Exercise ▸
Without the pictures, repeat the listing character for character.

★ ★ ★

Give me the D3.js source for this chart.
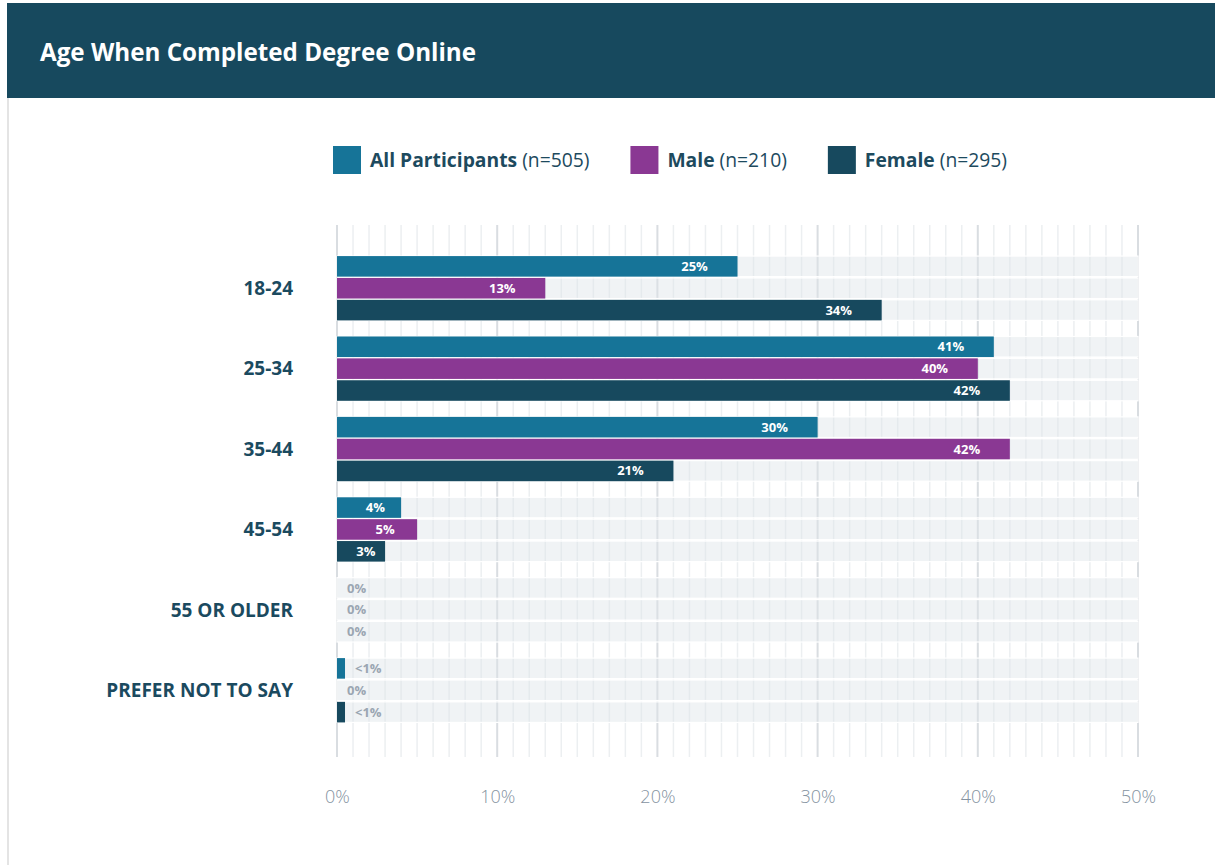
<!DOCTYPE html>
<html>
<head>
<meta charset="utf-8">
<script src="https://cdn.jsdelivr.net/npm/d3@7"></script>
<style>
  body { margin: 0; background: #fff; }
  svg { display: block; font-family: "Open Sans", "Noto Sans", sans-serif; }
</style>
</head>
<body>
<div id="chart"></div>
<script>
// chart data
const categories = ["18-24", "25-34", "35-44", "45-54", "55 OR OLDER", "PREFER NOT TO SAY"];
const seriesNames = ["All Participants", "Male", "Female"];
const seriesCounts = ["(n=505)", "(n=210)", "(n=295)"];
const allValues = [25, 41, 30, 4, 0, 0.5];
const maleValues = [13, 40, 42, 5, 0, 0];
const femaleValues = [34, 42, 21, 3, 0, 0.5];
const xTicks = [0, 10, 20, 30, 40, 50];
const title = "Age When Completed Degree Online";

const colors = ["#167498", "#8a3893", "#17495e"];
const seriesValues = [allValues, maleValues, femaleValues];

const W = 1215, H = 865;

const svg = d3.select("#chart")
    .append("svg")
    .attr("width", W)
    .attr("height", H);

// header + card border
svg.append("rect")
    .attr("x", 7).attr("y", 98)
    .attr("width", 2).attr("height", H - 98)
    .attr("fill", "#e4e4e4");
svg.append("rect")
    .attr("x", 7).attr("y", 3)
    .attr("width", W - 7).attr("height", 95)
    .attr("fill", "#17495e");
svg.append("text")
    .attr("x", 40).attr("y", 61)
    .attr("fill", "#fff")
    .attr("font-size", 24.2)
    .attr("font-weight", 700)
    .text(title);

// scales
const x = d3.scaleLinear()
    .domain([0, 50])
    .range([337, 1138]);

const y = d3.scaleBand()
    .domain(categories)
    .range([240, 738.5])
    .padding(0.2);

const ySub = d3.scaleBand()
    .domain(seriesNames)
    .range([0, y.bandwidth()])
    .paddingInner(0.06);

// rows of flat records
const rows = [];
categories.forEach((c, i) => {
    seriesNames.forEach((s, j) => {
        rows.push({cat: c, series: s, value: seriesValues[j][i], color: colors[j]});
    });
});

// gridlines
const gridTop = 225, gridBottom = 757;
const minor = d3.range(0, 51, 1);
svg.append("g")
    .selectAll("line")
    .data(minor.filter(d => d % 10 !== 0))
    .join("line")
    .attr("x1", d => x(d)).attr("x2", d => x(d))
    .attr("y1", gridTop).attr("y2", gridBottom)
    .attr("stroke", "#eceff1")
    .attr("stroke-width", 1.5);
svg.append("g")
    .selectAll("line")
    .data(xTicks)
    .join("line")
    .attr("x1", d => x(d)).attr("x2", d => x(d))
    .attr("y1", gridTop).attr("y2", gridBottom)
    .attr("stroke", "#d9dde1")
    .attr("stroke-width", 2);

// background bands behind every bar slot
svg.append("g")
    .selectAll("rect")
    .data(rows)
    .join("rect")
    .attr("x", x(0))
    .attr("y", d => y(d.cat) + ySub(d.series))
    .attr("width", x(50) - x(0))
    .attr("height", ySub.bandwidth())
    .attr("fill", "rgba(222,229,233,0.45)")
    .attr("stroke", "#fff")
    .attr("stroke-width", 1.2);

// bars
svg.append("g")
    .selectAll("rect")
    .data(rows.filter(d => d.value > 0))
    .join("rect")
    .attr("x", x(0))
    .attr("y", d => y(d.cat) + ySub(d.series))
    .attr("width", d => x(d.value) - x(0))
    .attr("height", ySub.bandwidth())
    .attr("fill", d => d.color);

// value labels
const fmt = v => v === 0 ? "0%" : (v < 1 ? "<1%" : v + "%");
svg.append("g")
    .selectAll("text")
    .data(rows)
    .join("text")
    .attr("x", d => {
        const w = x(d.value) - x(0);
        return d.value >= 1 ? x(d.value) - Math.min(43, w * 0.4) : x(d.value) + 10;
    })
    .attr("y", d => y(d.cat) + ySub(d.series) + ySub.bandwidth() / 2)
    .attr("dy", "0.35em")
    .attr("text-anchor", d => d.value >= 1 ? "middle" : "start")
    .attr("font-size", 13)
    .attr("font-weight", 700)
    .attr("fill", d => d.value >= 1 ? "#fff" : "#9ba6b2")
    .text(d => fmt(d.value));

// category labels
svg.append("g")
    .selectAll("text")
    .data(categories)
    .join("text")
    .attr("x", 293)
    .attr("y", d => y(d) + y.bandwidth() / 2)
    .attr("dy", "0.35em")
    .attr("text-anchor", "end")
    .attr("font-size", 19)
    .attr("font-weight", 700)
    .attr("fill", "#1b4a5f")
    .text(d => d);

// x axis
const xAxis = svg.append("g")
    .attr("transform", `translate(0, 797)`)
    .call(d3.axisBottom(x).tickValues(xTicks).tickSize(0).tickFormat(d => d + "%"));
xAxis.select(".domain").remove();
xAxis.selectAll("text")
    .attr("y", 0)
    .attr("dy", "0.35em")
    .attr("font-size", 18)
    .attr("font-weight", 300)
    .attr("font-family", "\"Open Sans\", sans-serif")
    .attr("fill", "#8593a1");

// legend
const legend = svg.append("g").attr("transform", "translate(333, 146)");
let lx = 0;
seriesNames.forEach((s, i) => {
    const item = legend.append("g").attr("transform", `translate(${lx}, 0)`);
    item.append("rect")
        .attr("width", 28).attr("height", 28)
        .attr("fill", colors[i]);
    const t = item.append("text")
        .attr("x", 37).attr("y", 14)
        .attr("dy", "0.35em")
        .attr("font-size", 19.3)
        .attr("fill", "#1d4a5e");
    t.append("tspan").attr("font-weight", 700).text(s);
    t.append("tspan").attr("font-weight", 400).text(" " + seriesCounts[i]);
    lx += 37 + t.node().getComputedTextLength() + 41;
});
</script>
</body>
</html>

★ ★ ★

Finished answer ▸
Give me the D3.js source for this chart.
<!DOCTYPE html>
<html>
<head>
<meta charset="utf-8">
<script src="https://cdn.jsdelivr.net/npm/d3@7"></script>
<style>
  body { margin: 0; background: #fff; }
  svg { display: block; font-family: "Open Sans", "Noto Sans", sans-serif; }
</style>
</head>
<body>
<div id="chart"></div>
<script>
// chart data
const categories = ["18-24", "25-34", "35-44", "45-54", "55 OR OLDER", "PREFER NOT TO SAY"];
const seriesNames = ["All Participants", "Male", "Female"];
const seriesCounts = ["(n=505)", "(n=210)", "(n=295)"];
const allValues = [25, 41, 30, 4, 0, 0.5];
const maleValues = [13, 40, 42, 5, 0, 0];
const femaleValues = [34, 42, 21, 3, 0, 0.5];
const xTicks = [0, 10, 20, 30, 40, 50];
const title = "Age When Completed Degree Online";

const colors = ["#167498", "#8a3893", "#17495e"];
const seriesValues = [allValues, maleValues, femaleValues];

const W = 1215, H = 865;

const svg = d3.select("#chart")
    .append("svg")
    .attr("width", W)
    .attr("height", H);

// header + card border
svg.append("rect")
    .attr("x", 7).attr("y", 98)
    .attr("width", 2).attr("height", H - 98)
    .attr("fill", "#e4e4e4");
svg.append("rect")
    .attr("x", 7).attr("y", 3)
    .attr("width", W - 7).attr("height", 95)
    .attr("fill", "#17495e");
svg.append("text")
    .attr("x", 40).attr("y", 61)
    .attr("fill", "#fff")
    .attr("font-size", 24.2)
    .attr("font-weight", 700)
    .text(title);

// scales
const x = d3.scaleLinear()
    .domain([0, 50])
    .range([337, 1138]);

const y = d3.scaleBand()
    .domain(categories)
    .range([240, 738.5])
    .padding(0.2);

const ySub = d3.scaleBand()
    .domain(seriesNames)
    .range([0, y.bandwidth()])
    .paddingInner(0.06);

// rows of flat records
const rows = [];
categories.forEach((c, i) => {
    seriesNames.forEach((s, j) => {
        rows.push({cat: c, series: s, value: seriesValues[j][i], color: colors[j]});
    });
});

// gridlines
const gridTop = 225, gridBottom = 757;
const minor = d3.range(0, 51, 1);
svg.append("g")
    .selectAll("line")
    .data(minor.filter(d => d % 10 !== 0))
    .join("line")
    .attr("x1", d => x(d)).attr("x2", d => x(d))
    .attr("y1", gridTop).attr("y2", gridBottom)
    .attr("stroke", "#eceff1")
    .attr("stroke-width", 1.5);
svg.append("g")
    .selectAll("line")
    .data(xTicks)
    .join("line")
    .attr("x1", d => x(d)).attr("x2", d => x(d))
    .attr("y1", gridTop).attr("y2", gridBottom)
    .attr("stroke", "#d9dde1")
    .attr("stroke-width", 2);

// background bands behind every bar slot
svg.append("g")
    .selectAll("rect")
    .data(rows)
    .join("rect")
    .attr("x", x(0))
    .attr("y", d => y(d.cat) + ySub(d.series))
    .attr("width", x(50) - x(0))
    .attr("height", ySub.bandwidth())
    .attr("fill", "rgba(222,229,233,0.45)")
    .attr("stroke", "#fff")
    .attr("stroke-width", 1.2);

// bars
svg.append("g")
    .selectAll("rect")
    .data(rows.filter(d => d.value > 0))
    .join("rect")
    .attr("x", x(0))
    .attr("y", d => y(d.cat) + ySub(d.series))
    .attr("width", d => x(d.value) - x(0))
    .attr("height", ySub.bandwidth())
    .attr("fill", d => d.color);

// value labels
const fmt = v => v === 0 ? "0%" : (v < 1 ? "<1%" : v + "%");
svg.append("g")
    .selectAll("text")
    .data(rows)
    .join("text")
    .attr("x", d => {
        const w = x(d.value) - x(0);
        return d.value >= 1 ? x(d.value) - Math.min(43, w * 0.4) : x(d.value) + 10;
    })
    .attr("y", d => y(d.cat) + ySub(d.series) + ySub.bandwidth() / 2)
    .attr("dy", "0.35em")
    .attr("text-anchor", d => d.value >= 1 ? "middle" : "start")
    .attr("font-size", 13)
    .attr("font-weight", 700)
    .attr("fill", d => d.value >= 1 ? "#fff" : "#9ba6b2")
    .text(d => fmt(d.value));

// category labels
svg.append("g")
    .selectAll("text")
    .data(categories)
    .join("text")
    .attr("x", 293)
    .attr("y", d => y(d) + y.bandwidth() / 2)
    .attr("dy", "0.35em")
    .attr("text-anchor", "end")
    .attr("font-size", 19)
    .attr("font-weight", 700)
    .attr("fill", "#1b4a5f")
    .text(d => d);

// x axis
const xAxis = svg.append("g")
    .attr("transform", `translate(0, 797)`)
    .call(d3.axisBottom(x).tickValues(xTicks).tickSize(0).tickFormat(d => d + "%"));
xAxis.select(".domain").remove();
xAxis.selectAll("text")
    .attr("y", 0)
    .attr("dy", "0.35em")
    .attr("font-size", 18)
    .attr("font-weight", 300)
    .attr("font-family", "\"Open Sans\", sans-serif")
    .attr("fill", "#8593a1");

// legend
const legend = svg.append("g").attr("transform", "translate(333, 146)");
let lx = 0;
seriesNames.forEach((s, i) => {
    const item = legend.append("g").attr("transform", `translate(${lx}, 0)`);
    item.append("rect")
        .attr("width", 28).attr("height", 28)
        .attr("fill", colors[i]);
    const t = item.append("text")
        .attr("x", 37).attr("y", 14)
        .attr("dy", "0.35em")
        .attr("font-size", 19.3)
        .attr("fill", "#1d4a5e");
    t.append("tspan").attr("font-weight", 700).text(s);
    t.append("tspan").attr("font-weight", 400).text(" " + seriesCounts[i]);
    lx += 37 + t.node().getComputedTextLength() + 41;
});
</script>
</body>
</html>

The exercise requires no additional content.